El juego libre no necesita grandes recursos. Muchas veces, un objeto simple puede convertirse en múltiples cosas a la vez: una caja es un auto, un barco o una casa; una tela puede ser capa, túnel o escenario. En esa reutilización creativa, los niños muestran su capacidad de darle nuevos significados a lo cotidiano. El adulto que provee estos materiales abiertos, en lugar de juguetes con funciones muy determinadas, potencia la imaginación y permite que cada experiencia sea única.

El lugar del juego libre también está en la construcción de la convivencia. Cuando los niños negocian roles en una dramatización, aprenden a escuchar, a esperar turnos y a respetar acuerdos. No siempre es un proceso armónico: a veces surgen conflictos, pero incluso esas discusiones son oportunidades de aprendizaje. Resolverlas dentro del juego, sin que un adulto dicte todas las soluciones, enseña a manejar desacuerdos y a construir relaciones más saludables.

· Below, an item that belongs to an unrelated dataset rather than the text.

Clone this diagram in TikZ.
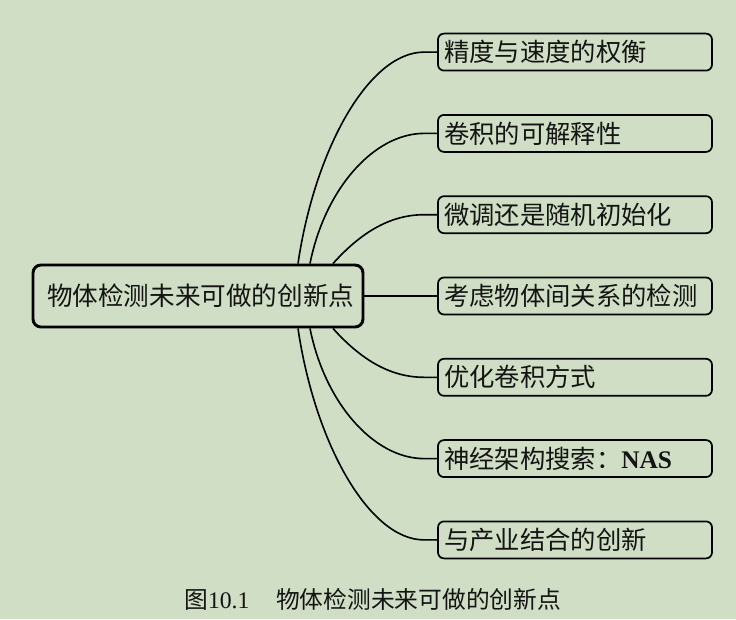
\documentclass[tikz,border=0pt]{standalone}
\usepackage{fontspec}
\setmainfont{Liberation Serif}
\newfontfamily\cjk{Noto Sans CJK SC}
\newfontfamily\lserif{Liberation Serif}
\definecolor{bg}{RGB}{207,222,196}
\definecolor{txt}{RGB}{20,20,20}
\begin{document}
\begin{tikzpicture}[x=0.75pt,y=-0.75pt,
  branch/.style={draw=black, line width=1.3pt, rounded corners=4.5pt, fill=bg,
    minimum width=205.5pt, minimum height=27.75pt, text width=196.5pt, align=left,
    inner xsep=4.5pt, inner ysep=0pt, font=\cjk\fontsize{19}{20}\selectfont, text=txt},
  root/.style={draw=black, line width=2.2pt, rounded corners=6pt, fill=bg,
    minimum width=247.5pt, minimum height=46.5pt, inner sep=0pt,
    font=\cjk\fontsize{19.2}{22}\selectfont, text=txt},
  link/.style={line width=1.2pt, black}]
\fill[bg] (0,0) rectangle (736,619);
\useasboundingbox (0,0) rectangle (736,619);

\node[root] (root) at (198,296) {\hspace{4pt}物体检测未来可做的创新点};

\node[branch] (b1) at (575,52.1) {精度与速度的权衡};
\node[branch] (b2) at (575,133.4) {卷积的可解释性};
\node[branch] (b3) at (575,214.7) {微调还是随机初始化};
\node[branch] (b4) at (575,296) {考虑物体间关系的检测};
\node[branch] (b5) at (575,377.3) {优化卷积方式};
\node[branch] (b6) at (575,458.6) {神经架构搜索：{\lserif\bfseries NAS}};
\node[branch] (b7) at (575,539.9) {与产业结合的创新};

\coordinate (s1) at ([xshift=75pt]root.north);
\coordinate (s2) at ([xshift=84pt]root.north);
\coordinate (s3) at ([xshift=101.25pt]root.north);
\coordinate (s5) at ([xshift=101.25pt]root.south);
\coordinate (s6) at ([xshift=84pt]root.south);
\coordinate (s7) at ([xshift=75pt]root.south);

\draw[link] (s1) .. controls +(17,-115) and +(-55,0) .. ([xshift=-9.75pt]b1.west) -- (b1.west);
\draw[link] (s2) .. controls +(15,-75) and +(-50,0) .. ([xshift=-9.75pt]b2.west) -- (b2.west);
\draw[link] (s3) .. controls +(27,-30) and +(-35,0) .. ([xshift=-9.75pt]b3.west) -- (b3.west);
\draw[link] (root.east) -- (b4.west);
\draw[link] (s5) .. controls +(27,30) and +(-35,0) .. ([xshift=-9.75pt]b5.west) -- (b5.west);
\draw[link] (s6) .. controls +(15,75) and +(-50,0) .. ([xshift=-9.75pt]b6.west) -- (b6.west);
\draw[link] (s7) .. controls +(17,115) and +(-55,0) .. ([xshift=-9.75pt]b7.west) -- (b7.west);

\node[anchor=west, inner sep=0pt, text=txt, font=\fontsize{17.8}{20}\selectfont] (cap) at (184,599)
  {{\cjk 图}10.1\hspace{20pt}{\cjk 物体检测未来可做的创新点}};
\end{tikzpicture}
\end{document}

En términos emocionales, el juego libre es un espacio de expresión y liberación. Los niños representan situaciones que viven, transforman sus miedos en aventuras y dan forma simbólica a sus deseos. Es un terreno donde lo emocional y lo cognitivo se entrelazan de manera natural. Por eso, interrumpir sistemáticamente el juego para dar lugar a actividades “más serias” es desconocer que en esa espontaneidad se están gestando aprendizajes tan importantes como los que se abordan en una propuesta planificada.

La educación inicial, al reconocer el valor del juego libre, da un mensaje claro: aprender no es únicamente cumplir consignas o resolver ejercicios. Aprender también es imaginar, crear, compartir, equivocarse y volver a empezar. Cuando el juego libre tiene un lugar privilegiado en la rutina escolar, la infancia se respeta en su esencia y se fomenta una base sólida para el futuro desarrollo académico y social.

El juego libre en la educación inicial no es un complemento ni un recurso ocasional: es un pilar. Permite que cada niño despliegue su creatividad, ensaye vínculos, explore emociones y construya aprendizajes significativos a su propio ritmo. El adulto que entiende esto deja de verlo como un tiempo secundario y comienza a valorarlo como un momento fundamental del día. Dar lugar al juego libre es dar lugar a la infancia misma, con su energía, su imaginación y su capacidad de transformar el mundo desde lo más simple.